Key Takeaways
- 4 hours 47 minutes – the average adult spends online daily, nearly 20% of a full day
- ~1,746 hours per year — equivalent to more than 73 continuous days online annually
- Every session tracked – ISPs, advertisers, and data brokers monitor all of that daily activity
- Consistent year-over-year exposure – global screen time remains substantial as services continue moving online
The Story Behind the Numbers
The average internet user now spends 4 hours and 47 minutes consuming online media every single day – equivalent to 33 hours and 27 minutes per week. That’s roughly 20% of a full 24-hour day – meaning nearly one in five hours is spent connected.
To put that in perspective:
- Over a full year, that adds up to approximately 1,746 hours – more than 73 continuous days online.
- It’s more time than most people spend on commuting, socialising, and meal prep – combined.
- Every one of those hours generates data: browsing habits, location signals, purchase intent, and more.
- Even older adults, who are often seen as less digitally active, still spend around 1,500 hours online per year, showing just how universal this level of connectivity has become.
This volume of online activity means your IP address, browsing history, and personal preferences are being logged, tracked, and often sold – usually without you realising it.

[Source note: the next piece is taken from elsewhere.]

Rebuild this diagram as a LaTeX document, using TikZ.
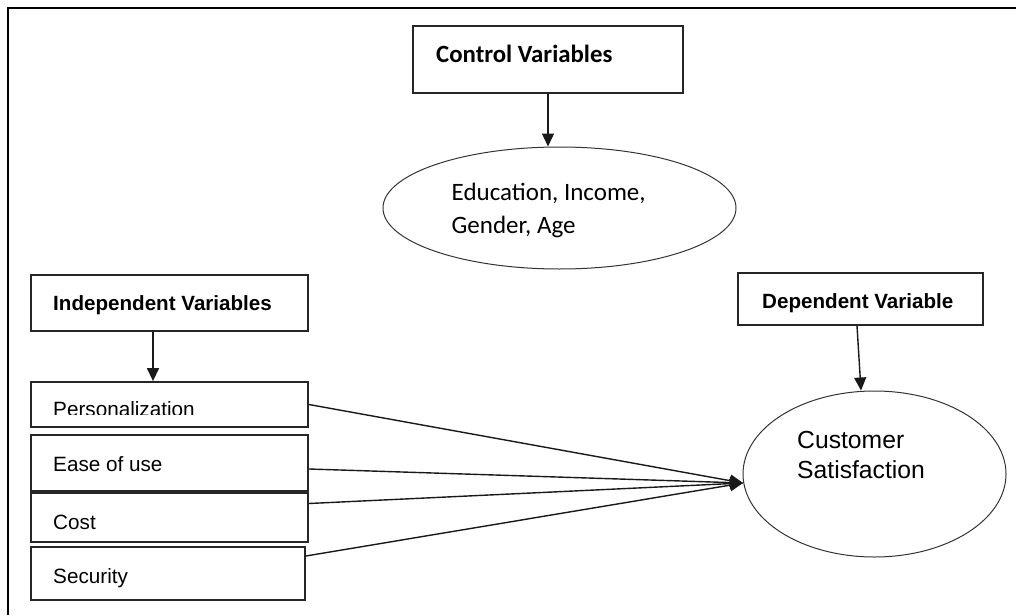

Why This Data is Important
Spending nearly 5 hours online daily isn’t just a lifestyle stat – it’s a privacy exposure metric. The more time you spend connected, the larger your digital footprint grows.
Here’s why it matters:
- Data brokers, advertisers, and even your Internet Service Provider (ISP) can monitor your activity across all 4h 47m of that daily session.
- Every search, click, and scroll adds to a profile that advertisers and data brokers build about you over time.
- If you’re new to online privacy, understanding what a VPN is is the logical first step toward protecting yourself.
- For gamers – a group that logs serious daily screen time – a VPN built for gaming can reduce lag while keeping your connection private.
The takeaway is simple: the more time you spend online, the more valuable – and the more vulnerable – your personal data becomes. Protecting it isn’t paranoia. It’s basic digital hygiene in 2026.
Looking Ahead: Future Outlook
Global screen time remains substantial, and as more services — banking, healthcare, entertainment – move exclusively online, daily internet exposure is unlikely to shrink meaningfully. Even at ~4h 47min a day, the cumulative privacy exposure across a year is enormous.
Tools that protect you passively – like a VPN running in the background – become more essential as that number climbs. If you haven’t already, it’s worth exploring a free trial VPN to see the difference firsthand.
Source & Methodology
The screen time figure of 4 hours and 47 minutes (33 hours and 27 minutes per week) is sourced from the We Are Social Digital 2026 Global Overview Report / GWI (Q2 2025). The figure represents the average weekly online media consumption by internet users globally, as reported in the GWI survey panel methodology. Daily figure derived by dividing weekly total by 7.